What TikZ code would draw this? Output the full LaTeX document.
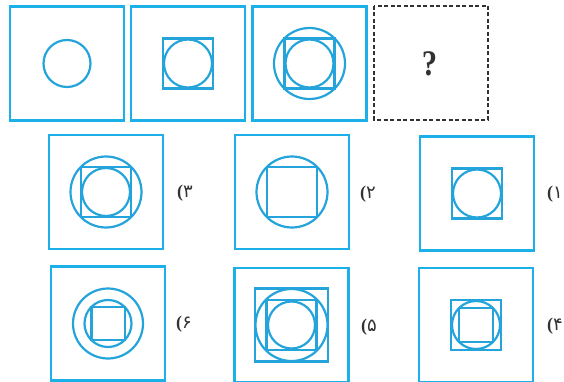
\documentclass[tikz,border=0pt]{standalone}
\usepackage{fontspec}
\newfontfamily\farsifont{DejaVu Sans}
\newfontfamily\qfont{Liberation Serif}
\definecolor{boxblue}{RGB}{28,176,232}
\definecolor{shpblue}{RGB}{36,164,218}
\definecolor{inkgray}{RGB}{50,50,50}
\newcommand\sqfig[2]{\draw[fig] (#1) ++(-#2,-#2) rectangle ++(2*#2,2*#2);}
\newcommand\cifig[2]{\draw[fig] (#1) circle (#2);}
\newcommand\outerbox[1]{\draw[outer] (#1) ++(-57,-57) rectangle ++(114,114);}
\newcommand\optlbl[1]{{\qfont\bfseries(}{\farsifont #1}}
\begin{document}
\begin{tikzpicture}[x=1pt,y=-1pt,
  outer/.style={draw=boxblue,line width=2.8pt},
  fig/.style={draw=shpblue,line width=2.2pt},
  dashbox/.style={draw=inkgray,line width=1.1pt,dash pattern=on 4pt off 2.5pt},
  lbl/.style={text=inkgray,font=\fontsize{18}{18}\selectfont,inner sep=0pt},
  qmark/.style={text=inkgray,font=\qfont\bfseries\fontsize{36}{36}\selectfont,inner sep=0pt,xscale=0.85}]
\useasboundingbox (0,0) rectangle (564,382);
% centres
\coordinate (t1) at (67,63.5);
\coordinate (t2) at (188,63.5);
\coordinate (t3) at (309.5,63.5);
\coordinate (t4) at (431,63);
\coordinate (o3) at (106,192);
\coordinate (o2) at (292,192);
\coordinate (o1) at (477,193.5);
\coordinate (o6) at (108,323.5);
\coordinate (o5) at (291.5,325);
\coordinate (o4) at (476,325);
% top row
\outerbox{t1}
\cifig{t1}{23.5}
\outerbox{t2}
\sqfig{t2}{25}
\cifig{t2}{24}
\outerbox{t3}
\cifig{t3}{35.5}
\sqfig{t3}{25}
\cifig{t3}{24}
\draw[dashbox] (t4) ++(-57,-57) rectangle ++(114,114);
\node[qmark] (q) at (429.5,63.5) {?};
% middle row
\outerbox{o3}
\cifig{o3}{35.5}
\sqfig{o3}{25}
\cifig{o3}{24}
\node[lbl] (l3) at (185,193) {\optlbl{۳}};
\outerbox{o2}
\cifig{o2}{35.5}
\sqfig{o2}{25}
\node[lbl] (l2) at (368,194) {\optlbl{۲}};
\outerbox{o1}
\sqfig{o1}{25}
\cifig{o1}{24}
\node[lbl,anchor=east] (l1) at (563,194) {\optlbl{۱}};
% bottom row
\outerbox{o6}
\cifig{o6}{35}
\cifig{o6}{23.5}
\sqfig{o6}{16.6}
\node[lbl] (l6) at (184,324) {\optlbl{۶}};
\outerbox{o5}
\sqfig{o5}{36.5}
\cifig{o5}{36}
\sqfig{o5}{25}
\cifig{o5}{23.5}
\node[lbl] (l5) at (369,327) {\optlbl{۵}};
\outerbox{o4}
\sqfig{o4}{25}
\cifig{o4}{24}
\sqfig{o4}{16.8}
\node[lbl,anchor=east] (l4) at (563,326) {\optlbl{۴}};
\end{tikzpicture}
\end{document}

********

### Goal of the exercise
Pull out each line of the listing that holds the string "draw".

### The completed task
What TikZ code would draw this? Output the full LaTeX document.
\newcommand\sqfig[2]{\draw[fig] (#1) ++(-#2,-#2) rectangle ++(2*#2,2*#2);}
\newcommand\cifig[2]{\draw[fig] (#1) circle (#2);}
\newcommand\outerbox[1]{\draw[outer] (#1) ++(-57,-57) rectangle ++(114,114);}
  outer/.style={draw=boxblue,line width=2.8pt},
  fig/.style={draw=shpblue,line width=2.2pt},
  dashbox/.style={draw=inkgray,line width=1.1pt,dash pattern=on 4pt off 2.5pt},
\draw[dashbox] (t4) ++(-57,-57) rectangle ++(114,114);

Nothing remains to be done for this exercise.